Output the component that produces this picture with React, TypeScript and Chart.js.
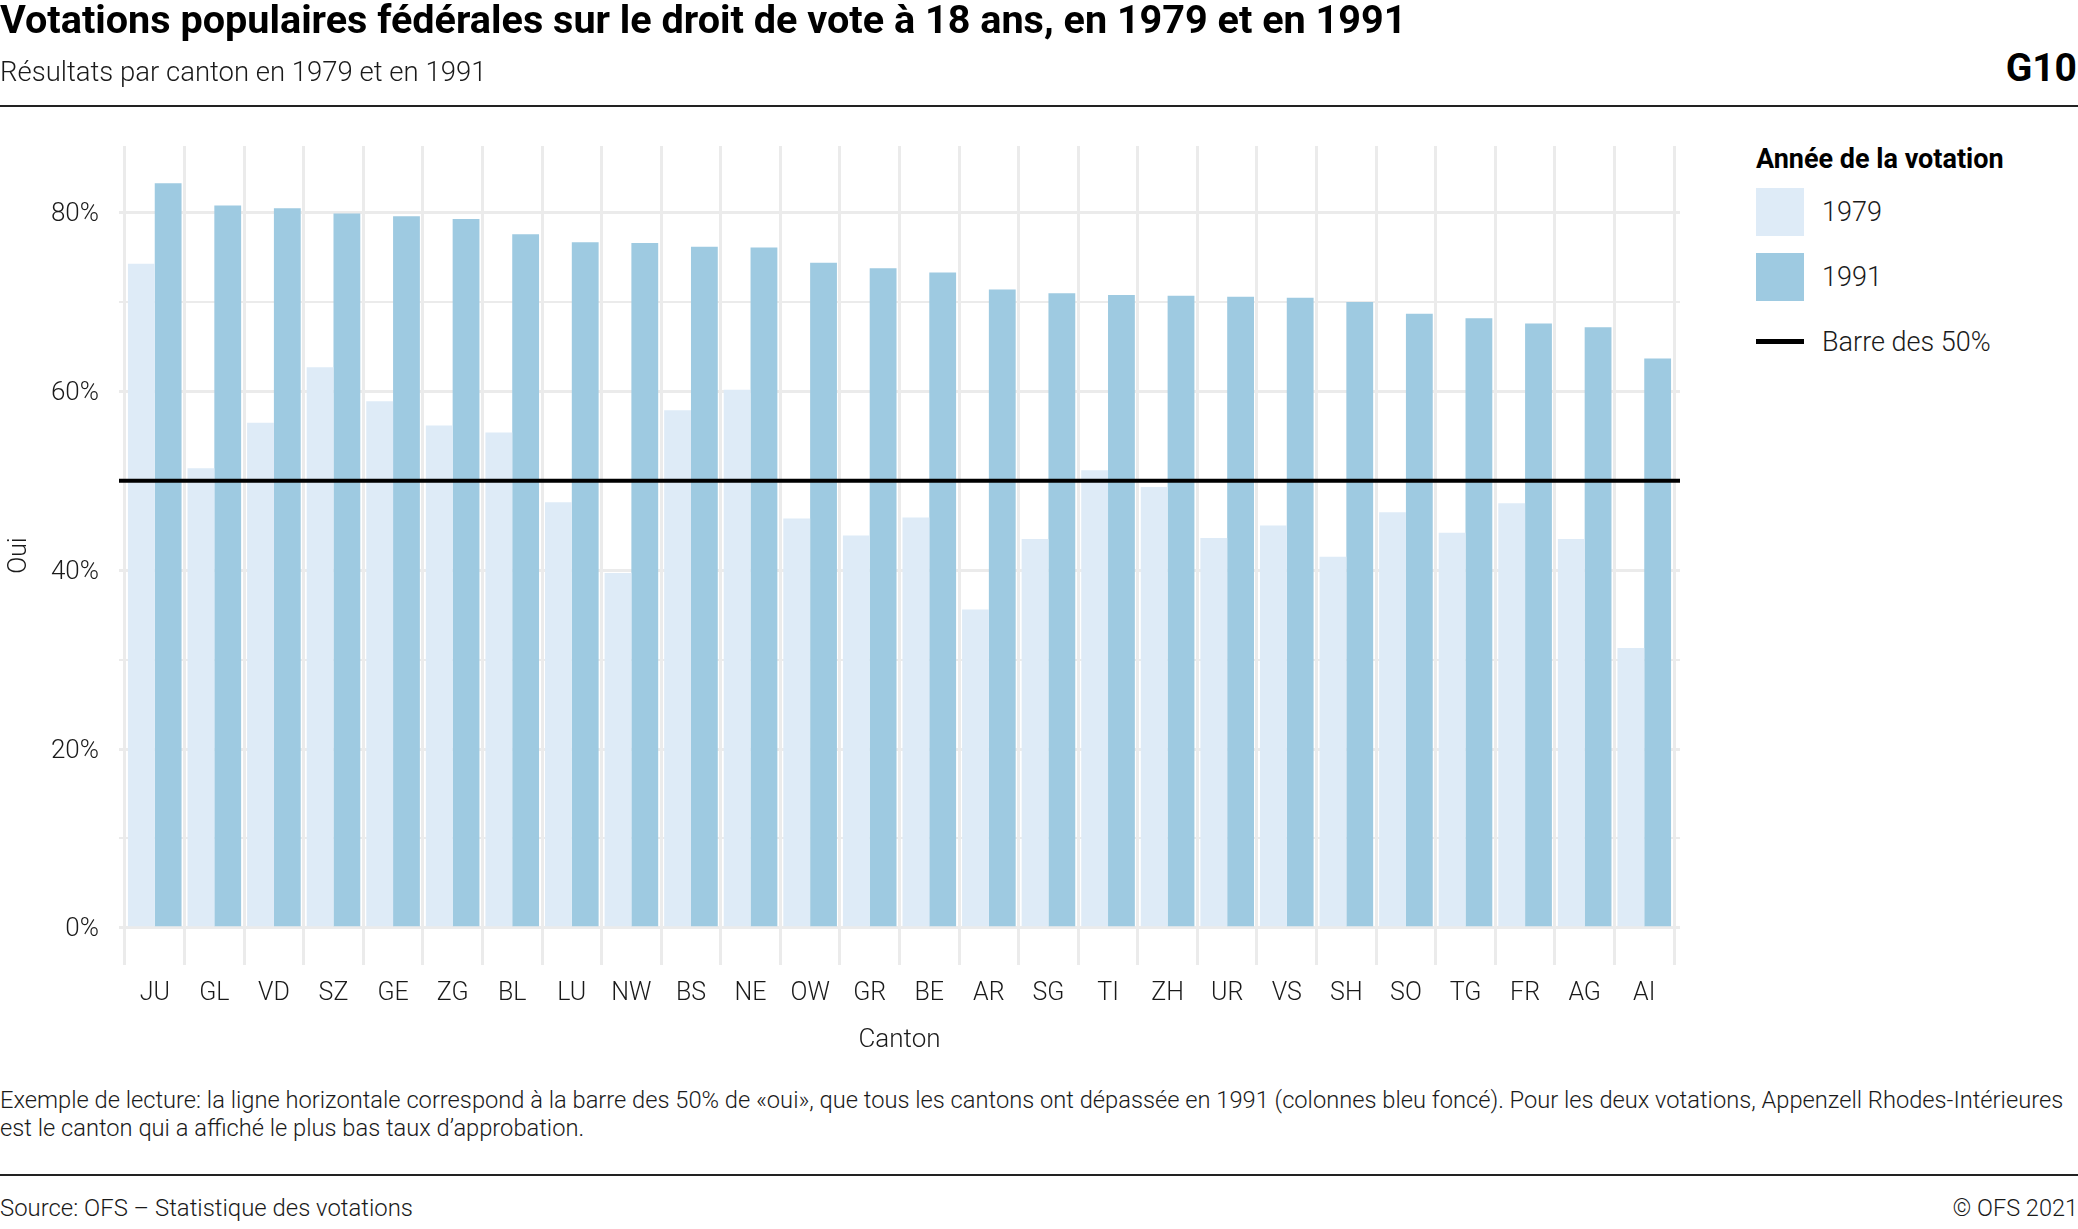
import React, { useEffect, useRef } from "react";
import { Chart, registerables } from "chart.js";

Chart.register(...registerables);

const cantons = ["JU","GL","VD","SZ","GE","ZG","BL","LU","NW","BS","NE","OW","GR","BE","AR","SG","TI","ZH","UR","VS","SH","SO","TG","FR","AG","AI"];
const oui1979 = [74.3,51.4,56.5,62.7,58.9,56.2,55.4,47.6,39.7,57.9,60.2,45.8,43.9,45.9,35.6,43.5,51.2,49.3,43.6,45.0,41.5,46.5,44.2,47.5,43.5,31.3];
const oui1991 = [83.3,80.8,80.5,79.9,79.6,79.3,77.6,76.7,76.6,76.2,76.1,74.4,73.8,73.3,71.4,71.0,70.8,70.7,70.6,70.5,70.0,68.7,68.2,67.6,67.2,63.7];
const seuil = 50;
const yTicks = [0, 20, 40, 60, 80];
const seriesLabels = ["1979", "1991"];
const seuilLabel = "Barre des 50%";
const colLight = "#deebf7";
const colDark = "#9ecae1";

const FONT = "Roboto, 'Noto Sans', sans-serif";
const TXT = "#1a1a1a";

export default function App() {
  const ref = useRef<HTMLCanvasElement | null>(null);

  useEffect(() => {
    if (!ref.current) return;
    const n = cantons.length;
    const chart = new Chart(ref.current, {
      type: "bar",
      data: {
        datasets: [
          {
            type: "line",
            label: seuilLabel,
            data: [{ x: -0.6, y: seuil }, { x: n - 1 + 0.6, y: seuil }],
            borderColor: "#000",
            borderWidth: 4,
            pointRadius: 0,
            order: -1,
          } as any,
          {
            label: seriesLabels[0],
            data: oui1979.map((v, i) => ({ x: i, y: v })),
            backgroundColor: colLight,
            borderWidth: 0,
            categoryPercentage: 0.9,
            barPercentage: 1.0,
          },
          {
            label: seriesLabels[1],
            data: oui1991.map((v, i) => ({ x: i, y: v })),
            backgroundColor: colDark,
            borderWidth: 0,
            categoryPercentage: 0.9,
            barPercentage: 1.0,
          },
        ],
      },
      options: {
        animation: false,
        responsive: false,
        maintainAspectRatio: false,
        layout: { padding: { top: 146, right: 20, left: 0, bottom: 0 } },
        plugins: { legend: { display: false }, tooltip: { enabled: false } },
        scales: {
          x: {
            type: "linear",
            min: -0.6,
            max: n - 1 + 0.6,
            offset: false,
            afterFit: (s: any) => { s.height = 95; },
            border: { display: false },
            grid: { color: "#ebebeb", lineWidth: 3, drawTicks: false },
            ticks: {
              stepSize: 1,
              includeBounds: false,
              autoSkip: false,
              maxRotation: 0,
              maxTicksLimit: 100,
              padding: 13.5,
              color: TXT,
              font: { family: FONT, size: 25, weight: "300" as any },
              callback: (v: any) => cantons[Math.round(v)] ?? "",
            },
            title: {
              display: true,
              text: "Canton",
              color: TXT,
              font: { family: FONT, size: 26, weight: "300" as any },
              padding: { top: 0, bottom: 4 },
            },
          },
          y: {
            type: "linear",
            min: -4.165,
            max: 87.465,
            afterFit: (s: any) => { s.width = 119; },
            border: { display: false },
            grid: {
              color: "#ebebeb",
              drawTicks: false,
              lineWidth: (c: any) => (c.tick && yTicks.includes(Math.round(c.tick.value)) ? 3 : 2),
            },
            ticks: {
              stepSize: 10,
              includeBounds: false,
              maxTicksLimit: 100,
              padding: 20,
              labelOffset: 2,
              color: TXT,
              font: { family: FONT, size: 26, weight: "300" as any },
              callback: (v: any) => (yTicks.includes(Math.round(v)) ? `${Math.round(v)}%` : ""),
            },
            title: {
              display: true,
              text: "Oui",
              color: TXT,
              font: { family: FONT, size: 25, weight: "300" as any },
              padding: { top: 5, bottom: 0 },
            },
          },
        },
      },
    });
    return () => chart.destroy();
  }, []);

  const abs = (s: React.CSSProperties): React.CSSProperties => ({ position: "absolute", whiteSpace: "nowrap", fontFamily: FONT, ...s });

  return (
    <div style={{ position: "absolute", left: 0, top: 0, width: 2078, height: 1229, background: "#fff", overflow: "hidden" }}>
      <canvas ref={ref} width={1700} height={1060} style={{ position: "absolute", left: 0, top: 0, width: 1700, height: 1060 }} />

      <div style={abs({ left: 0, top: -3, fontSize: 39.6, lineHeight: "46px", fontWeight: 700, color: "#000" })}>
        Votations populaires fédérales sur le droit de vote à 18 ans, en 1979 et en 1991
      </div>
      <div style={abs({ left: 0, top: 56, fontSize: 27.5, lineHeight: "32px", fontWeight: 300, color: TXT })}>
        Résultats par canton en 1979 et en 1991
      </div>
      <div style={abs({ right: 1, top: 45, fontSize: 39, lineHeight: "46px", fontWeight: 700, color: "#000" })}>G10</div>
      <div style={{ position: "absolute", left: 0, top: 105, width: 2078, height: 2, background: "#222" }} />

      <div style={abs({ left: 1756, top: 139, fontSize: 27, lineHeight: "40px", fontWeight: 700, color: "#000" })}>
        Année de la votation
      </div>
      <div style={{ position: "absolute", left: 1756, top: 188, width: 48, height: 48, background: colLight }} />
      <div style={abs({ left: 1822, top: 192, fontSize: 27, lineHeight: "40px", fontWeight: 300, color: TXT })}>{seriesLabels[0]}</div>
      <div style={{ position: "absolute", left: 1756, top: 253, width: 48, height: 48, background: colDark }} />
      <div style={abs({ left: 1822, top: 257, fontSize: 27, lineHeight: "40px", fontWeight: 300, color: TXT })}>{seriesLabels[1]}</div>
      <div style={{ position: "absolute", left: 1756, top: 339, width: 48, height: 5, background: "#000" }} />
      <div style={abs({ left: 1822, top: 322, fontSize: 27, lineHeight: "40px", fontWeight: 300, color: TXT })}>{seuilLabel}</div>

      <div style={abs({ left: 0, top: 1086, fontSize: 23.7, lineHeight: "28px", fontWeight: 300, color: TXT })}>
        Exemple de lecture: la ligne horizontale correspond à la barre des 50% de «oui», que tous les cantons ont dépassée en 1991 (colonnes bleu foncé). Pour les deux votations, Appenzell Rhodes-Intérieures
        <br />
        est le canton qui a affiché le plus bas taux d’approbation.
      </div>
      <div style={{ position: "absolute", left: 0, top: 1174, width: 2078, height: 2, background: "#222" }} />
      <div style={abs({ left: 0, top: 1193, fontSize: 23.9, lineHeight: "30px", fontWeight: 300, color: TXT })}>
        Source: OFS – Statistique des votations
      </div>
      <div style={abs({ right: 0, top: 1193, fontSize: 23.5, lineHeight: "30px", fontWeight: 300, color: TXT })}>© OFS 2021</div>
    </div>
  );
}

THE PROBLEM
Transcribe the listing in full. Omit the pictures and keep every line exact.

CORRECT OUTPUT
Output the component that produces this picture with React, TypeScript and Chart.js.
import React, { useEffect, useRef } from "react";
import { Chart, registerables } from "chart.js";

Chart.register(...registerables);

const cantons = ["JU","GL","VD","SZ","GE","ZG","BL","LU","NW","BS","NE","OW","GR","BE","AR","SG","TI","ZH","UR","VS","SH","SO","TG","FR","AG","AI"];
const oui1979 = [74.3,51.4,56.5,62.7,58.9,56.2,55.4,47.6,39.7,57.9,60.2,45.8,43.9,45.9,35.6,43.5,51.2,49.3,43.6,45.0,41.5,46.5,44.2,47.5,43.5,31.3];
const oui1991 = [83.3,80.8,80.5,79.9,79.6,79.3,77.6,76.7,76.6,76.2,76.1,74.4,73.8,73.3,71.4,71.0,70.8,70.7,70.6,70.5,70.0,68.7,68.2,67.6,67.2,63.7];
const seuil = 50;
const yTicks = [0, 20, 40, 60, 80];
const seriesLabels = ["1979", "1991"];
const seuilLabel = "Barre des 50%";
const colLight = "#deebf7";
const colDark = "#9ecae1";

const FONT = "Roboto, 'Noto Sans', sans-serif";
const TXT = "#1a1a1a";

export default function App() {
  const ref = useRef<HTMLCanvasElement | null>(null);

  useEffect(() => {
    if (!ref.current) return;
    const n = cantons.length;
    const chart = new Chart(ref.current, {
      type: "bar",
      data: {
        datasets: [
          {
            type: "line",
            label: seuilLabel,
            data: [{ x: -0.6, y: seuil }, { x: n - 1 + 0.6, y: seuil }],
            borderColor: "#000",
            borderWidth: 4,
            pointRadius: 0,
            order: -1,
          } as any,
          {
            label: seriesLabels[0],
            data: oui1979.map((v, i) => ({ x: i, y: v })),
            backgroundColor: colLight,
            borderWidth: 0,
            categoryPercentage: 0.9,
            barPercentage: 1.0,
          },
          {
            label: seriesLabels[1],
            data: oui1991.map((v, i) => ({ x: i, y: v })),
            backgroundColor: colDark,
            borderWidth: 0,
            categoryPercentage: 0.9,
            barPercentage: 1.0,
          },
        ],
      },
      options: {
        animation: false,
        responsive: false,
        maintainAspectRatio: false,
        layout: { padding: { top: 146, right: 20, left: 0, bottom: 0 } },
        plugins: { legend: { display: false }, tooltip: { enabled: false } },
        scales: {
          x: {
            type: "linear",
            min: -0.6,
            max: n - 1 + 0.6,
            offset: false,
            afterFit: (s: any) => { s.height = 95; },
            border: { display: false },
            grid: { color: "#ebebeb", lineWidth: 3, drawTicks: false },
            ticks: {
              stepSize: 1,
              includeBounds: false,
              autoSkip: false,
              maxRotation: 0,
              maxTicksLimit: 100,
              padding: 13.5,
              color: TXT,
              font: { family: FONT, size: 25, weight: "300" as any },
              callback: (v: any) => cantons[Math.round(v)] ?? "",
            },
            title: {
              display: true,
              text: "Canton",
              color: TXT,
              font: { family: FONT, size: 26, weight: "300" as any },
              padding: { top: 0, bottom: 4 },
            },
          },
          y: {
            type: "linear",
            min: -4.165,
            max: 87.465,
            afterFit: (s: any) => { s.width = 119; },
            border: { display: false },
            grid: {
              color: "#ebebeb",
              drawTicks: false,
              lineWidth: (c: any) => (c.tick && yTicks.includes(Math.round(c.tick.value)) ? 3 : 2),
            },
            ticks: {
              stepSize: 10,
              includeBounds: false,
              maxTicksLimit: 100,
              padding: 20,
              labelOffset: 2,
              color: TXT,
              font: { family: FONT, size: 26, weight: "300" as any },
              callback: (v: any) => (yTicks.includes(Math.round(v)) ? `${Math.round(v)}%` : ""),
            },
            title: {
              display: true,
              text: "Oui",
              color: TXT,
              font: { family: FONT, size: 25, weight: "300" as any },
              padding: { top: 5, bottom: 0 },
            },
          },
        },
      },
    });
    return () => chart.destroy();
  }, []);

  const abs = (s: React.CSSProperties): React.CSSProperties => ({ position: "absolute", whiteSpace: "nowrap", fontFamily: FONT, ...s });

  return (
    <div style={{ position: "absolute", left: 0, top: 0, width: 2078, height: 1229, background: "#fff", overflow: "hidden" }}>
      <canvas ref={ref} width={1700} height={1060} style={{ position: "absolute", left: 0, top: 0, width: 1700, height: 1060 }} />

      <div style={abs({ left: 0, top: -3, fontSize: 39.6, lineHeight: "46px", fontWeight: 700, color: "#000" })}>
        Votations populaires fédérales sur le droit de vote à 18 ans, en 1979 et en 1991
      </div>
      <div style={abs({ left: 0, top: 56, fontSize: 27.5, lineHeight: "32px", fontWeight: 300, color: TXT })}>
        Résultats par canton en 1979 et en 1991
      </div>
      <div style={abs({ right: 1, top: 45, fontSize: 39, lineHeight: "46px", fontWeight: 700, color: "#000" })}>G10</div>
      <div style={{ position: "absolute", left: 0, top: 105, width: 2078, height: 2, background: "#222" }} />

      <div style={abs({ left: 1756, top: 139, fontSize: 27, lineHeight: "40px", fontWeight: 700, color: "#000" })}>
        Année de la votation
      </div>
      <div style={{ position: "absolute", left: 1756, top: 188, width: 48, height: 48, background: colLight }} />
      <div style={abs({ left: 1822, top: 192, fontSize: 27, lineHeight: "40px", fontWeight: 300, color: TXT })}>{seriesLabels[0]}</div>
      <div style={{ position: "absolute", left: 1756, top: 253, width: 48, height: 48, background: colDark }} />
      <div style={abs({ left: 1822, top: 257, fontSize: 27, lineHeight: "40px", fontWeight: 300, color: TXT })}>{seriesLabels[1]}</div>
      <div style={{ position: "absolute", left: 1756, top: 339, width: 48, height: 5, background: "#000" }} />
      <div style={abs({ left: 1822, top: 322, fontSize: 27, lineHeight: "40px", fontWeight: 300, color: TXT })}>{seuilLabel}</div>

      <div style={abs({ left: 0, top: 1086, fontSize: 23.7, lineHeight: "28px", fontWeight: 300, color: TXT })}>
        Exemple de lecture: la ligne horizontale correspond à la barre des 50% de «oui», que tous les cantons ont dépassée en 1991 (colonnes bleu foncé). Pour les deux votations, Appenzell Rhodes-Intérieures
        <br />
        est le canton qui a affiché le plus bas taux d’approbation.
      </div>
      <div style={{ position: "absolute", left: 0, top: 1174, width: 2078, height: 2, background: "#222" }} />
      <div style={abs({ left: 0, top: 1193, fontSize: 23.9, lineHeight: "30px", fontWeight: 300, color: TXT })}>
        Source: OFS – Statistique des votations
      </div>
      <div style={abs({ right: 0, top: 1193, fontSize: 23.5, lineHeight: "30px", fontWeight: 300, color: TXT })}>© OFS 2021</div>
    </div>
  );
}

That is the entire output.